Ever since the French Revolution — and certainly since the French state wrested control of schools from the Roman Catholic Church in the early 20th century — education has been the government’s main method of instilling certain values of citizenship. But what kind of citizens?

“Should history be civic history? Or a way of teaching curiosity and otherness? That’s a big issue,” said Patricia Legris, a professor of contemporary history at the University of Rennes. As for the kind of citizen: “Should it be a national citizen? Or a European citizen? A world citizen?”

In “The Phantom School,” published this month, the right-wing intellectual Robert Redeker argues that French youth are out of sync with French values because schools have gone downhill. “Many are of North African origin and they are in dissonance, they are like a separate people,” said Mr. Redeker, who has lived under police protection since 2006, when he wrote an opinion piece in Le Figaro calling Islam a violent religion.

“They have a hatred of the country into which they were born,” Mr. Redeker continued. “But rather than teaching love and respect for this country and its language and its history, the school since the start of the ’90s has taught them that ultimately we are mean, slave owners, colonialists, almost murderers.”

Mr. Redeker and others who emphasize Europe’s Greco-Roman past are upset that this year Latin and Greek, which are electives, were changed to focus more on ancient civilizations and less on grammar. “It’s pedagogical tourism,” he said. “Latin and Greek, like mathematics, are a school of logic, one that teaches rigor in thinking.”
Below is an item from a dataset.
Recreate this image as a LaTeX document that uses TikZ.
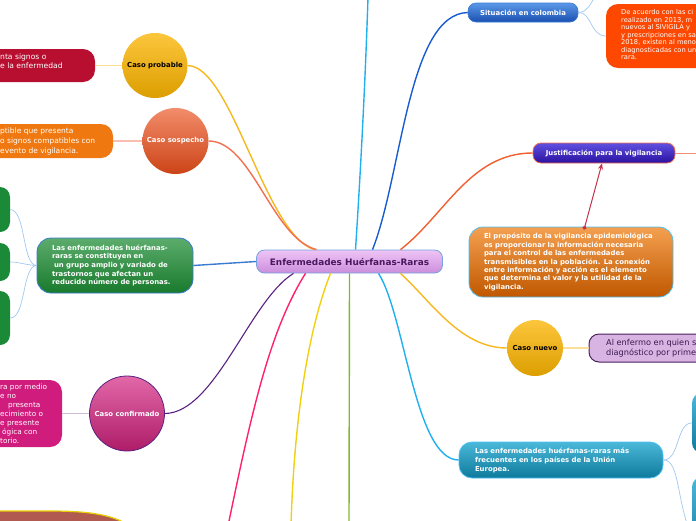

Whether curriculums can help solve France’s woes is another question. “A kind of magical thinking goes on around them,” said Mark Lilla, a professor of humanities at Columbia who has written extensively on contemporary French politics. “The presumption is that if we add 15 more minutes of this or that, we’ve done something to fight the man or to fight the barbarians that are at the gate.”

“In a sense it’s testimony to their faith in the life of the mind,” Professor Lilla added, “but it’s also a way of avoiding hard political choices.”